Of the lines in this material, how many contain "matplotlib"? Answer with a single number only.

—————

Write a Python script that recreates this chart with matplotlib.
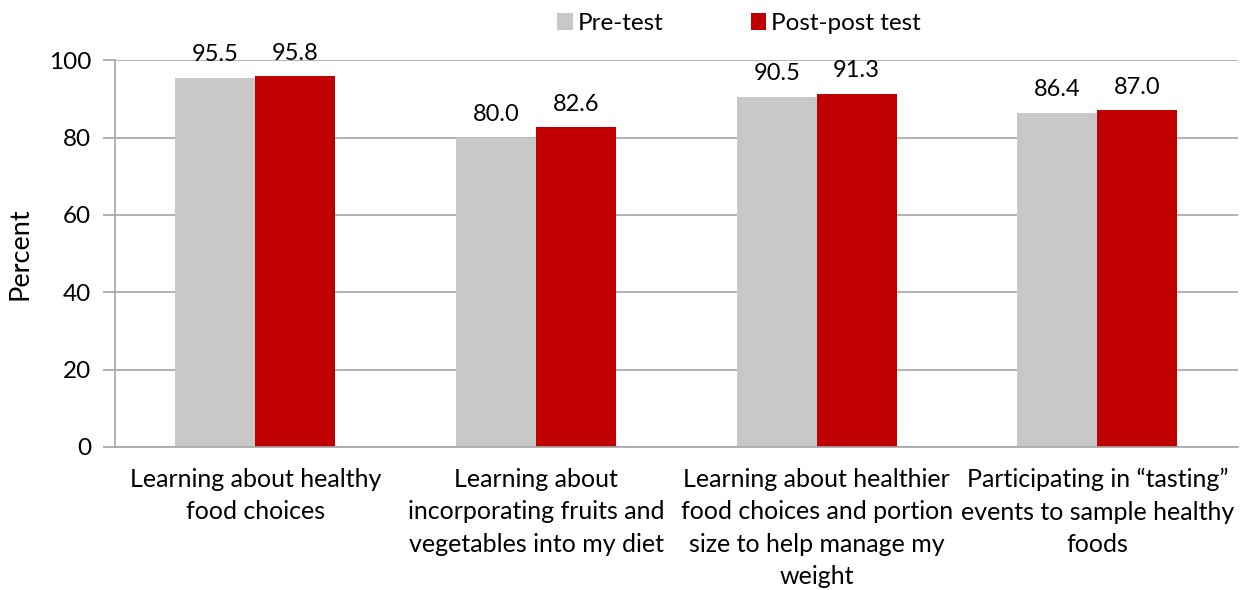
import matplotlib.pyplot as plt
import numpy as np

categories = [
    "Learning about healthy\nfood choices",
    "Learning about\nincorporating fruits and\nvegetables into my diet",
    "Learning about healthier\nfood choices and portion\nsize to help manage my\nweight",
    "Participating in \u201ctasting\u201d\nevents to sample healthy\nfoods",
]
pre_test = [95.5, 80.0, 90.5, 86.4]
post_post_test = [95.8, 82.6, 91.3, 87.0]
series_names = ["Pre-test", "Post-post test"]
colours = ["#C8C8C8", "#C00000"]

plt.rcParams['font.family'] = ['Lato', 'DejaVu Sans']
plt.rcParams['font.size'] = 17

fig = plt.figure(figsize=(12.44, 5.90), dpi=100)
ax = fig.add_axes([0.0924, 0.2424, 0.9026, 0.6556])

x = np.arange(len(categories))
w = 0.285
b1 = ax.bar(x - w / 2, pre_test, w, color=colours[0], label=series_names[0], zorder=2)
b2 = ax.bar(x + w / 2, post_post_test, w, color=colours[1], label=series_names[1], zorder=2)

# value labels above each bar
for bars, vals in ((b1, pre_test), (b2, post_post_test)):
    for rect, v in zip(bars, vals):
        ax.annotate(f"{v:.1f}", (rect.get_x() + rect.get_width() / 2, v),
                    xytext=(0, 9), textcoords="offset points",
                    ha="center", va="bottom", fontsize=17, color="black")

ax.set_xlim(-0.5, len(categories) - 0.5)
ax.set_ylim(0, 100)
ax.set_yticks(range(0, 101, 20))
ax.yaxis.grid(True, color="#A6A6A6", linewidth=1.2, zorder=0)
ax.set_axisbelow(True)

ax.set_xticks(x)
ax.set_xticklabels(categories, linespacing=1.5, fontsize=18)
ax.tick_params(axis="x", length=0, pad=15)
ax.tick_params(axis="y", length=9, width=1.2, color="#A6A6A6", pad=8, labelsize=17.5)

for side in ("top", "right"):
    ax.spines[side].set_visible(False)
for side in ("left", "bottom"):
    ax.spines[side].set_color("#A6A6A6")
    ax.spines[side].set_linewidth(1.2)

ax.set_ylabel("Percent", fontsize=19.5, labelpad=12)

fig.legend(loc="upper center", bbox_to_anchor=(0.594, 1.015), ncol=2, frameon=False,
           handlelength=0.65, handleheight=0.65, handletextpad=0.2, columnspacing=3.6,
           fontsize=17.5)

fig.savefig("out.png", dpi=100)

—————

EXERCISE OUTPUT ::
2